Por José María Rodríguez Olaizola, sj

Un joven sacerdote italiano apareció, la pasada semana, muerto en su casa. Se había suicidado. La noticia ha provocado infinidad de ecos -también este- en redes.  Quizás impresiona especialmente al imaginar que la fe -que damos por supuesto y asentada en la vida de alguien que se consagra de este modo- no fue suficiente. Que no encontró en el evangelio la fortaleza necesaria para seguir, que la noche oscura que sin duda atravesó (fueran los motivos los que fueran) no se disipó con la luz del espíritu. Impresiona. Pero es real. Y es así.

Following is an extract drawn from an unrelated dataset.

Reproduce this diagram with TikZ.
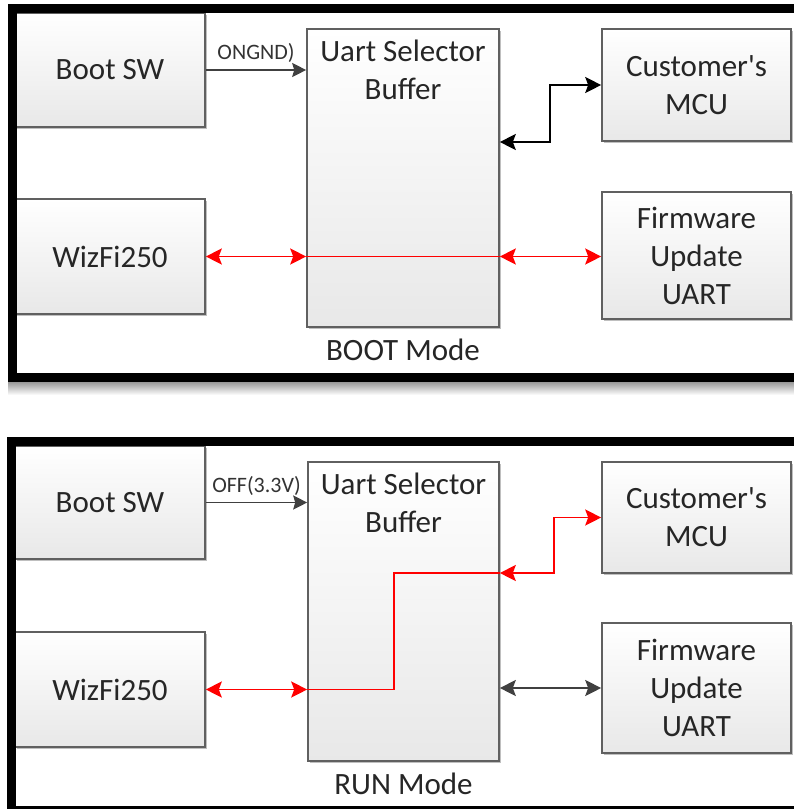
\documentclass[tikz,border=0pt]{standalone}
\usepackage{fontspec}
\setmainfont{Carlito}
\usetikzlibrary{positioning}
\usetikzlibrary{arrows.meta}
\usetikzlibrary{shadows}
\definecolor{edgeGray}{HTML}{404040}
\definecolor{boxLine}{HTML}{606060}
\definecolor{activeRed}{rgb}{1,0,0}

\begin{document}
\begin{tikzpicture}[x=1pt,y=-1pt,>={Stealth[length=16pt,width=16pt,inset=3pt]}]

          \tikzstyle{blockNode} = [draw=boxLine,line width=1.6pt,top color=white,bottom color=black!9,
            drop shadow={shadow xshift=2pt,shadow yshift=-2pt,opacity=0.25,fill=black},
            align=center,font=\fontsize{31}{38}\selectfont,text=black!85];
          \tikzstyle{signalEdge} = [edgeGray,line width=1.6pt];
          \tikzstyle{activeEdge} = [activeRed,line width=1.8pt];
          \tikzstyle{modeFrame} = [line width=9pt];
          \tikzstyle{tagLabel} = [font=\fontsize{22}{26}\selectfont,text=black!80,above=3pt];
          \tikzstyle{modeLabel} = [font=\fontsize{31}{38}\selectfont,text=black!85];

          \useasboundingbox (0,0) rectangle (794,809);

          % BOOT Mode
          \shade[top color=black!40,bottom color=white] (8,382) rectangle (800,395);

          \node[blockNode,minimum width=190pt,minimum height=114pt] (bootA) at (110,70) {Boot SW};
          \node[blockNode,minimum width=190pt,minimum height=115pt] (wizA) at (110,256.5) {WizFi250};
          \node[blockNode,minimum width=192pt,minimum height=298pt,
            label={[modeLabel,anchor=north,align=center,yshift=-8pt]north:Uart Selector\\Buffer}] (selA) at (403,178) {};
          \node[blockNode,minimum width=189pt,minimum height=112pt] (mcuA) at (696.5,85) {Customer\textquotesingle s\\MCU};
          \node[blockNode,minimum width=189pt,minimum height=127pt] (firmA) at (696.5,255.5) {Firmware\\Update\\UART};
          \node[modeLabel,below=8pt of selA] (modeA) {BOOT Mode};

          \draw[signalEdge,-{Stealth[length=14pt,width=14pt,inset=2pt]}] (bootA.east) -- (bootA.east -| selA.west)
            node[tagLabel,midway] {ONGND)};
          \draw[black,line width=1.8pt,<->] (selA.east |- 0,142) -- (550,142) |- (mcuA.west);
          \draw[activeEdge,<->] (wizA.east) -- (wizA.east -| selA.west);
          \draw[activeRed,line width=1.2pt] (wizA.east -| selA.west) -- (wizA.east -| selA.east);
          \draw[activeEdge,<->] (wizA.east -| selA.east) -- (wizA.east -| firmA.west);

          \draw[modeFrame] (12,8.5) rectangle (810,377.5);

          % RUN Mode
          \node[blockNode,minimum width=190pt,minimum height=113pt] (bootB) at (110,502.5) {Boot SW};
          \node[blockNode,minimum width=190pt,minimum height=115pt] (wizB) at (110,689.5) {WizFi250};
          \node[blockNode,minimum width=191pt,minimum height=299pt,
            label={[modeLabel,anchor=north,align=center,yshift=-8pt]north:Uart Selector\\Buffer}] (selB) at (403.5,611.5) {};
          \node[blockNode,minimum width=189pt,minimum height=111pt] (mcuB) at (696.5,517.5) {Customer\textquotesingle s\\MCU};
          \node[blockNode,minimum width=189pt,minimum height=130pt] (firmB) at (696.5,688) {Firmware\\Update\\UART};
          \node[modeLabel,below=8pt of selB] (modeB) {RUN Mode};

          \draw[signalEdge,-{Stealth[length=14pt,width=14pt,inset=2pt]}] (bootB.east) -- (bootB.east -| selB.west)
            node[tagLabel,midway] {OFF(3.3V)};
          \draw[activeEdge,<->] (wizB.east) -- (wizB.east -| selB.west);
          \draw[activeRed,line width=1.4pt] (wizB.east -| selB.west) -- (394,689.5) -- (394,573) -- (selB.east |- 0,573);
          \draw[activeEdge,<->] (selB.east |- 0,573) -- (554,573) |- (mcuB.west);
          \draw[signalEdge,line width=1.8pt,<->] (selB.east |- firmB.west) -- (firmB.west);

          \draw[modeFrame] (11.5,441) rectangle (810,810);
        \end{tikzpicture}
\end{document}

Ni siquiera la fe nos protege de la vida, de la tormenta y de la fragilidad del ser humano. El sacerdote no es alguien que, por tenerlo todo mucho más claro se haya convertido en un cristiano invulnerable. De hecho no lo tiene todo mucho más claro. Participa de las zozobras, de los quebrantos, de los temores y las inseguridades; del mismo modo que participa de las alegrías, las fiestas, la valentía y la convicción del ser humano ante las incertidumbres de la vida. Ama a Jesús hasta el punto de consagrar su vida, pero eso no quiere decir que en ocasiones no se vea sacudido por las olas, con miedo a naufragar, y tenga que gritar, como aquellos primeros pescadores: “Sálvanos que perecemos”.  Su fe no es un seguro a prueba de tristezas y soledades. Su oración en ocasiones será pozo en que saciar la sed, y en otras ocasiones resultará árida y silenciosa.  Hay días en que cargará con el peso de muchas heridas propias y ajenas, y días en que se sentirá incapaz de hacerlo. Hay días en que la Eucaristía le vendrá grande y se verá desbordado por lo que conmemora. Quizás haya en su propia historia equivocaciones, fracasos y pobrezas que no lo hacen menos digno del evangelio, sino en realidad uno de sus personajes más reales. Es buen pastor, sí, pero también hijo pródigo. Es buen samaritano, pero también herido al borde del camino. Es discípulo, enviado a sanar corazones afligidos, a la vez que llora a los pies del maestro por todo lo que en su propia vida ha sido mediocridad e incoherencia.

Como sacerdotes tenemos que ser capaces de contar también esto. Que el seguimiento de Jesús no es la virtud especial de héroes más fuertes, más creyentes, más sólidos. Que hay días en que nos muerde la soledad, sentimos la sobrecarga, puede la impotencia al no saber responder a lo que otros necesitan, y parece que la motivación escasea. Que en ocasiones nos hartamos de nosotros mismos. Y de luchar siempre batallas que parecen no tener final.

Sin dramatizar tampoco. Es la vida de tanta gente, con sus sombras y aristas. Pero si no somos capaces de compartir también esto, al final el camino puede hacerse demasiado cuesta arriba. Y entonces hay quien abandona. O quien se convierte en funcionario. Quien se instala en la amargura. O, desgraciadamente, quien no puede más y se rinde de la vida.